» **Task statement**: Restate each line word for word. Leave out every picture.

-- start --

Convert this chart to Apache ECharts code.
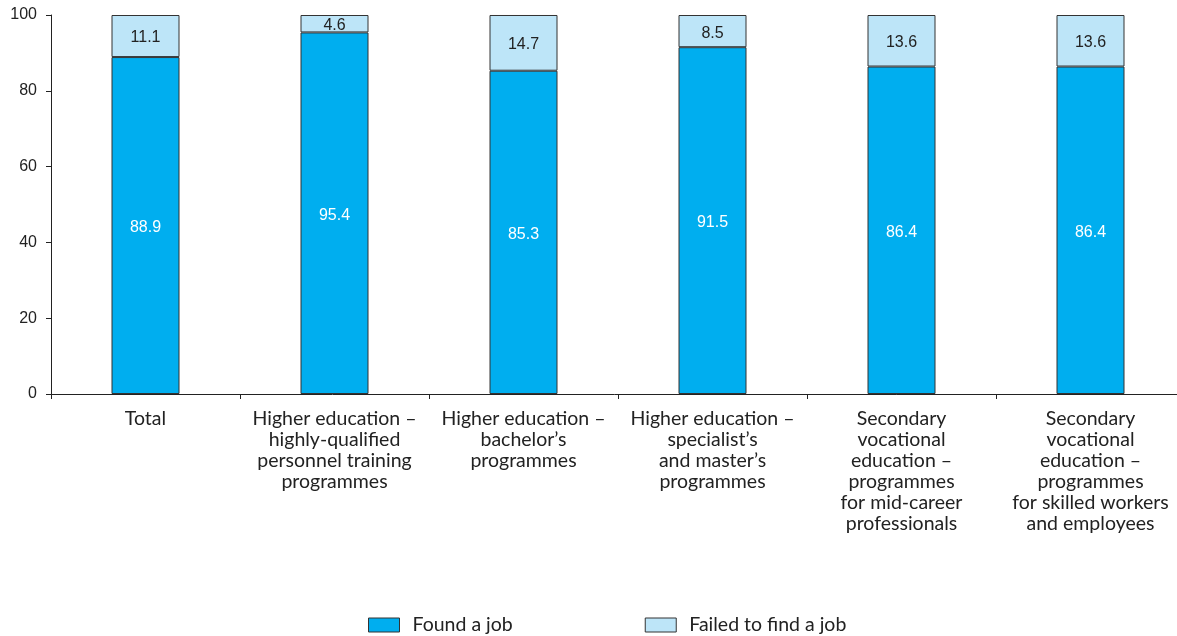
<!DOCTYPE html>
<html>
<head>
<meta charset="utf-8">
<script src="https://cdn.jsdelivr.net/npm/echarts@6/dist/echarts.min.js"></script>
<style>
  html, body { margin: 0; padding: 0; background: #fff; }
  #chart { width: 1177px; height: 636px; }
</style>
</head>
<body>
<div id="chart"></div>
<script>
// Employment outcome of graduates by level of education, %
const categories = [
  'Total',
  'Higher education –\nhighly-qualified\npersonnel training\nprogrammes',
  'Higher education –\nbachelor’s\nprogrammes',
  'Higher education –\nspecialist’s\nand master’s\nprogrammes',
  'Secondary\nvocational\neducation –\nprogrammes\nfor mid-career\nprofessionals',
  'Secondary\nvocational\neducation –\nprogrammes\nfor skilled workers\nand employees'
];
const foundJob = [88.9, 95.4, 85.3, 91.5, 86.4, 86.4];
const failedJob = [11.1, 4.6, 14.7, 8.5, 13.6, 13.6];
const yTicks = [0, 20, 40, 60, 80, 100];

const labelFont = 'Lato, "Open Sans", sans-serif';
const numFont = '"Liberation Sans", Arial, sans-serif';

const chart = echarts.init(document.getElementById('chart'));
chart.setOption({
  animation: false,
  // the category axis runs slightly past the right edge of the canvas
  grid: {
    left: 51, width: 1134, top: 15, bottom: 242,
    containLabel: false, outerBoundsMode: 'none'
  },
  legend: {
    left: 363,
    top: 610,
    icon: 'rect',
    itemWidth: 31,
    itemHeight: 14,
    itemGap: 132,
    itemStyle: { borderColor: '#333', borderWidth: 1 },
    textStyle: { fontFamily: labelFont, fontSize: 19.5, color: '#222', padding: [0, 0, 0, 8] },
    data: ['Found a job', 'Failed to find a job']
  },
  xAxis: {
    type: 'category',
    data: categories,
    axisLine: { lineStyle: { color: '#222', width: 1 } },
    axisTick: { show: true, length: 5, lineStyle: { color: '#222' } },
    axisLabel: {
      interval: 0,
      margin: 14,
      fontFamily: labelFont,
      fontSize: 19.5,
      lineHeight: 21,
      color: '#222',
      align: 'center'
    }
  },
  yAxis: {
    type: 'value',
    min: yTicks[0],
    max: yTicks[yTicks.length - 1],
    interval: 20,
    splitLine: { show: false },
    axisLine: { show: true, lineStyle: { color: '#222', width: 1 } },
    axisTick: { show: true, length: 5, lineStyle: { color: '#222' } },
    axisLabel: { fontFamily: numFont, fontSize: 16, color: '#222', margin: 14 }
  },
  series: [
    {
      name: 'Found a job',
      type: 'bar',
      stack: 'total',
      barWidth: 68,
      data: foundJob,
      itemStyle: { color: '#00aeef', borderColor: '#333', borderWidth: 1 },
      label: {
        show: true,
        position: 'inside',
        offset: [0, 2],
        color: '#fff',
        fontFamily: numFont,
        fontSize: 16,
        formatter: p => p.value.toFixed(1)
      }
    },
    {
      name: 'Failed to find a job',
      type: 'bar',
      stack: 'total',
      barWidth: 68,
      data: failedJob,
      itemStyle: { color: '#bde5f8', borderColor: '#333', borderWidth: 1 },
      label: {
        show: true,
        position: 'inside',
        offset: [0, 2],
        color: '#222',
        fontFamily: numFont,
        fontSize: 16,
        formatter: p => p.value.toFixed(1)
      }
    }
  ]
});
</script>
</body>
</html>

-- end --

» **Full output**:
Convert this chart to Apache ECharts code.
<!DOCTYPE html>
<html>
<head>
<meta charset="utf-8">
<script src="https://cdn.jsdelivr.net/npm/echarts@6/dist/echarts.min.js"></script>
<style>
  html, body { margin: 0; padding: 0; background: #fff; }
  #chart { width: 1177px; height: 636px; }
</style>
</head>
<body>
<div id="chart"></div>
<script>
// Employment outcome of graduates by level of education, %
const categories = [
  'Total',
  'Higher education –\nhighly-qualified\npersonnel training\nprogrammes',
  'Higher education –\nbachelor’s\nprogrammes',
  'Higher education –\nspecialist’s\nand master’s\nprogrammes',
  'Secondary\nvocational\neducation –\nprogrammes\nfor mid-career\nprofessionals',
  'Secondary\nvocational\neducation –\nprogrammes\nfor skilled workers\nand employees'
];
const foundJob = [88.9, 95.4, 85.3, 91.5, 86.4, 86.4];
const failedJob = [11.1, 4.6, 14.7, 8.5, 13.6, 13.6];
const yTicks = [0, 20, 40, 60, 80, 100];

const labelFont = 'Lato, "Open Sans", sans-serif';
const numFont = '"Liberation Sans", Arial, sans-serif';

const chart = echarts.init(document.getElementById('chart'));
chart.setOption({
  animation: false,
  // the category axis runs slightly past the right edge of the canvas
  grid: {
    left: 51, width: 1134, top: 15, bottom: 242,
    containLabel: false, outerBoundsMode: 'none'
  },
  legend: {
    left: 363,
    top: 610,
    icon: 'rect',
    itemWidth: 31,
    itemHeight: 14,
    itemGap: 132,
    itemStyle: { borderColor: '#333', borderWidth: 1 },
    textStyle: { fontFamily: labelFont, fontSize: 19.5, color: '#222', padding: [0, 0, 0, 8] },
    data: ['Found a job', 'Failed to find a job']
  },
  xAxis: {
    type: 'category',
    data: categories,
    axisLine: { lineStyle: { color: '#222', width: 1 } },
    axisTick: { show: true, length: 5, lineStyle: { color: '#222' } },
    axisLabel: {
      interval: 0,
      margin: 14,
      fontFamily: labelFont,
      fontSize: 19.5,
      lineHeight: 21,
      color: '#222',
      align: 'center'
    }
  },
  yAxis: {
    type: 'value',
    min: yTicks[0],
    max: yTicks[yTicks.length - 1],
    interval: 20,
    splitLine: { show: false },
    axisLine: { show: true, lineStyle: { color: '#222', width: 1 } },
    axisTick: { show: true, length: 5, lineStyle: { color: '#222' } },
    axisLabel: { fontFamily: numFont, fontSize: 16, color: '#222', margin: 14 }
  },
  series: [
    {
      name: 'Found a job',
      type: 'bar',
      stack: 'total',
      barWidth: 68,
      data: foundJob,
      itemStyle: { color: '#00aeef', borderColor: '#333', borderWidth: 1 },
      label: {
        show: true,
        position: 'inside',
        offset: [0, 2],
        color: '#fff',
        fontFamily: numFont,
        fontSize: 16,
        formatter: p => p.value.toFixed(1)
      }
    },
    {
      name: 'Failed to find a job',
      type: 'bar',
      stack: 'total',
      barWidth: 68,
      data: failedJob,
      itemStyle: { color: '#bde5f8', borderColor: '#333', borderWidth: 1 },
      label: {
        show: true,
        position: 'inside',
        offset: [0, 2],
        color: '#222',
        fontFamily: numFont,
        fontSize: 16,
        formatter: p => p.value.toFixed(1)
      }
    }
  ]
});
</script>
</body>
</html>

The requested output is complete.